Thayer, Eli
Born: 1819-06-11 Massachusetts
Died: 1899-04-15 Worcester, Massachusetts
Born in Mendon, Massachusetts, Eli Thayer graduated from Brown University in 1845. That same year, he married Caroline M. Capron, with whom he had seven children. They moved to Worcester, Massachusetts, where Thayer taught at a local school and served as its principal from 1847 to 1849. He supervised construction of a women's school, the Oread Collegiate Institute, in which he also lived. Thayer became a prominent education reformer and won election to the Massachusetts General Court in 1852 on the Free Soil ticket. He opposed the Kansas-Nebraska Act and proposed sponsoring Free-Soilers to relocate to the Kansas Territory even before the bill's passage. He founded the New England Emigrant Aid Company, which made him a leader in the Free Kansas movement as the crisis in the territory deepened. He was an early and prominent Republican, and won election to the U.S. House of Representatives in 1856, where he served until 1861. As a representative, he sponsored similar migration and colonization efforts to Central America and Virginia. He knew John Brown and may have supplied arms for his raid on Harpers Ferry. In 1860, Thayer attended the Republican national convention and supported Abraham Lincoln's presidential nomination and campaign. The following year, Thayer refused to support federal legislation preventing slavery's westward expansion and subsequently left the Republican Party.
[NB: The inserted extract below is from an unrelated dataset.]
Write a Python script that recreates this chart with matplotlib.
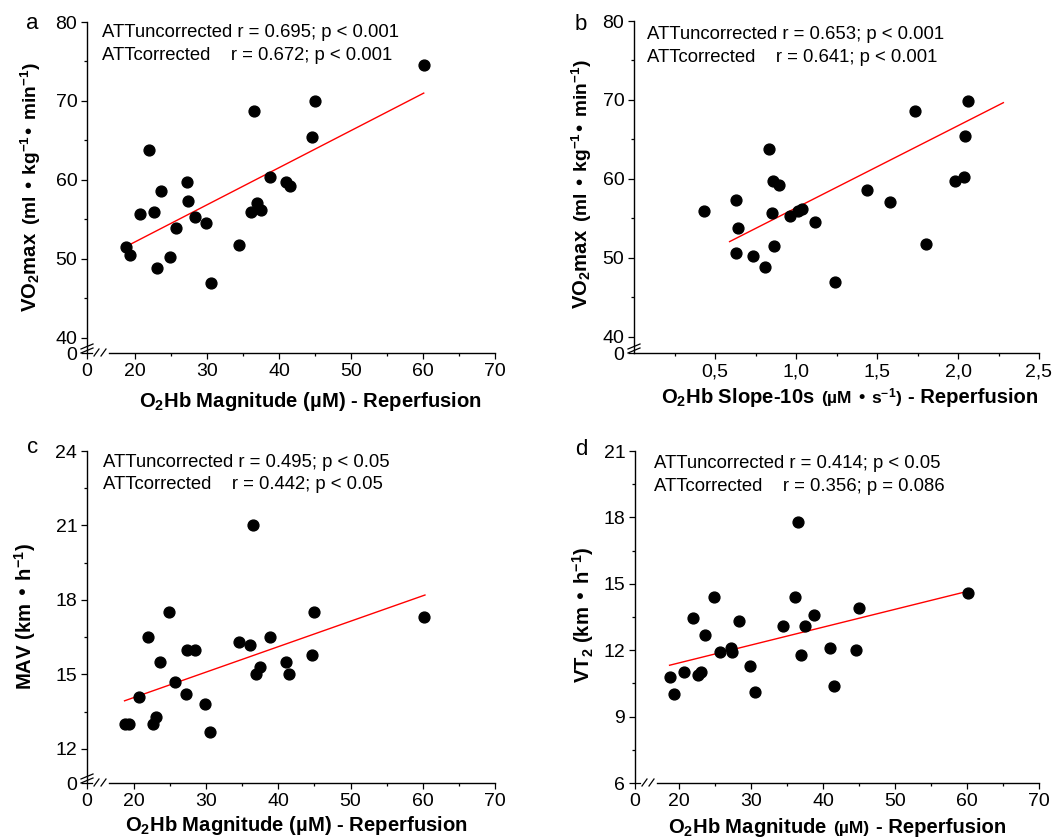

During the Civil War, he worked for the Treasury Department and later as a land agent for the Hannibal and St. Joseph Railroad Company in New York.
Louis S. Gerteis, "Thayer, Eli," American National Biography, ed. by John A. Garraty and Mark C. Carnes (New York: Oxford University Press, 1999), 21:488-89; Horace Andrews, Jr., "Kansas Crusade: Eli Thayer and the New England Emigrant Aid Company," New England Quarterly 35 (December 1962): 497-514.